While promises such as these are alluring and reassuring to prospective students, the “action” that follows these promises offers the West Chester University Foundation and its “affiliated” LLC, University Student Housing, profitability at the expense of affordability for students. Tragically, Bernotsky and others’ empty promises have coaxed countless people into coming to WCU under the false pretense that the university will ensure students’ basic needs will be met, such as affordable housing fit for humans, enabling us to focus and access whatever quality education may be offered. However, upon admission we quickly realize that this is not the case. Executive Vice President Bernatosky, if you cannot provide fair publicly owned housing to all of your students, is West Chester University truly accessible and affordable? 

These are our demands:

1. IMMEDIATE: Provide stipends that can be used to pay for off-campus housing by students who have been denied on-campus housing.

2. Make affordable housing options available for ALL students through traditional housing.

3. Develop new public dorm buildings or additions on existing WCU-owned buildings to accommodate the students.

4. Have WCU officials advocate and communicate the urgency for the provision of additional student housing options to the state and borough legislature.

5. Reverse USH-owned housing facilities back to WCU-owned facilities.

We look forward to a prompt reply from your office outlining precisely how and exactly when these demands will be addressed. Fair Housing For All.

Written by West Chester University’s Students for Socialism and Liberation Club and Fair Housing for All 

2 thoughts on “Housing Crisis Open Letter”
  1. 1) The university isn’t going to give you a stipend for housing. You want them to pay for your housing for all four years you’re here at school and that’s not going to happen. And who’s to say what amount is fair and if it would be the same for everyone. I don’t see this ever happening.
    2) The sad truth is that ALL students can’t fit in traditional housing. There simply aren’t enough bed spaces. They could build more dorms but where is the room? You want to get rid of another parking lot? Or should we buy off the homes and land space from off-campus houses near by? There is not enough room to add another building. Secondly it wouldn’t be built quick enough to solve this crisis. It’s going to take faster than a summer and then people like yourselves will complain about all the noise and construction on campus. If more buildings were constructed, the price of traditional housing would likely go up as well to cover the funds of having another building erected. Lastly on this point, what may be affordable housing for you may not be affordable for someone else. You need to be more specific? How low do you want the costs to go down? Who’s to say it’s affordable then?
    3) See point number two.
    Additionally, I’ve heard the argument to make the Wane building into a dorm building. It is an office space now and has been for years. There are doctors and psychiatrists and other offices and staffs there. The offices don’t have two rooms a piece with a bathroom like a dorm room. And where is everyone working there supposed to go?
    4) That’s fine and dandy and all but the state doesn’t really care about one college. It has enough housing legally and until all the students are ready to really make noise and are prepared with answers on how to get it done reasonably, the state won’t even hear you.
    5) This is just not going to happen. USH is a non-for-profit organization and isn’t looking to sell right now. Maybe in the future? But the school most likely won’t give them any reason to sell if they’re not willing to put down the money (and if they did the housing cost would go up. Why would the cost on a new housing unit go down?)
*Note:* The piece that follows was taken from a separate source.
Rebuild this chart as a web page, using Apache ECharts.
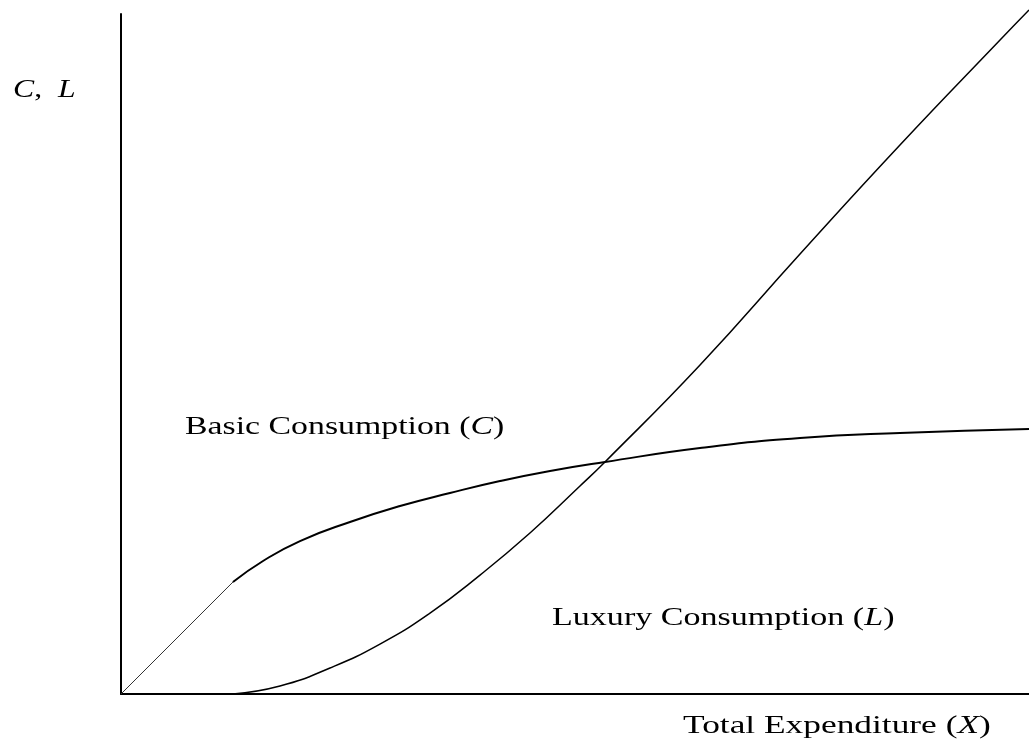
<!DOCTYPE html>
<html>
<head>
<meta charset="utf-8">
<script src="https://cdn.jsdelivr.net/npm/echarts@6/dist/echarts.min.js"></script>
<style>
  html, body { margin: 0; padding: 0; background: #fff; }
  #chart { width: 1029px; height: 755px; }
</style>
</head>
<body>
<div id="chart"></div>
<script>
// Basic consumption C(X): linear part, then concave part
const basicLinear = [[0, 0], [12.33, 12.35]]
const basicCurve = [
  [12.33, 12.35], [15.64, 14.67], [19.71, 16.87], [25.22, 18.97], [30.73, 20.73],
  [36.23, 22.17], [41.74, 23.49], [47.25, 24.6], [53.3, 25.59], [63.77, 27.13],
  [74.78, 28.23], [85.79, 28.79], [100, 29.23]
]
// Luxury consumption L(X)
const luxury = [
  [12.33, 0], [17.51, 0.88], [23.02, 2.87], [28.52, 5.51], [34.03, 8.93], [39.54, 13.12],
  [45.04, 17.76], [50.55, 22.94], [53.3, 25.59], [63.77, 36.29], [74.78, 48.53],
  [85.79, 60.55], [96.81, 72.13], [100, 75.44]
]

const serif = '"Liberation Serif", "DejaVu Serif", serif'

// parts: [text, italic?]
function label (x, y, parts, sx) {
  return {
    type: 'text',
    x: x,
    y: y,
    scaleX: sx,
    style: {
      text: parts.map(p => '{' + (p[1] ? 'i' : 'n') + '|' + p[0] + '}').join(''),
      fill: '#000',
      align: 'left',
      verticalAlign: 'middle',
      rich: {
        n: { fontFamily: serif, fontSize: 26, fill: '#000' },
        i: { fontFamily: serif, fontSize: 26, fontStyle: 'italic', fill: '#000' }
      }
    }
  }
}

const myChart = echarts.init(document.getElementById('chart'))
const option = {
  animation: false,
  backgroundColor: '#fff',
  grid: { left: 121, right: 0, top: 14, bottom: 61 },
  xAxis: {
    type: 'value',
    min: 0,
    max: 100,
    axisLine: { lineStyle: { color: '#000', width: 2 } },
    axisTick: { show: false },
    axisLabel: { show: false },
    splitLine: { show: false }
  },
  yAxis: {
    type: 'value',
    min: 0,
    max: 75,
    axisLine: { show: true, lineStyle: { color: '#000', width: 2 } },
    axisTick: { show: false },
    axisLabel: { show: false },
    splitLine: { show: false }
  },
  series: [
    {
      type: 'line',
      data: basicLinear,
      symbol: 'none',
      lineStyle: { color: '#333', width: 1 }
    },
    {
      type: 'line',
      data: basicCurve,
      symbol: 'none',
      smooth: 0.5,
      lineStyle: { color: '#000', width: 2 }
    },
    {
      type: 'line',
      data: luxury,
      symbol: 'none',
      smooth: 0.5,
      clip: false,
      lineStyle: { color: '#000', width: 1.5 }
    }
  ],
  graphic: [
    label(13, 90, [['C', true], [',  ', false], ['L', true]], 1.22),
    label(185, 427, [['Basic Consumption (', false], ['C', true], [')', false]], 1.3),
    label(552, 618, [['Luxury Consumption (', false], ['L', true], [')', false]], 1.31),
    label(683, 726, [['Total Expenditure (', false], ['X', true], [')', false]], 1.36)
  ]
}
myChart.setOption(option, true)
</script>
</body>
</html>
  2. If this is accurate and true and all that, it gives me great pause as a father of an incoming freshman fall 2023. I was looking forward to them spending time living on campus and being somewhat close to classes and extracurricular activities. WCU is only college my child applied to because they loved it from afar, but now I wonder if I gave them good advice to go for it. WCU, sounds and looks like you need to really fix the problem NOW, not 36(at best) months from now. Get on it!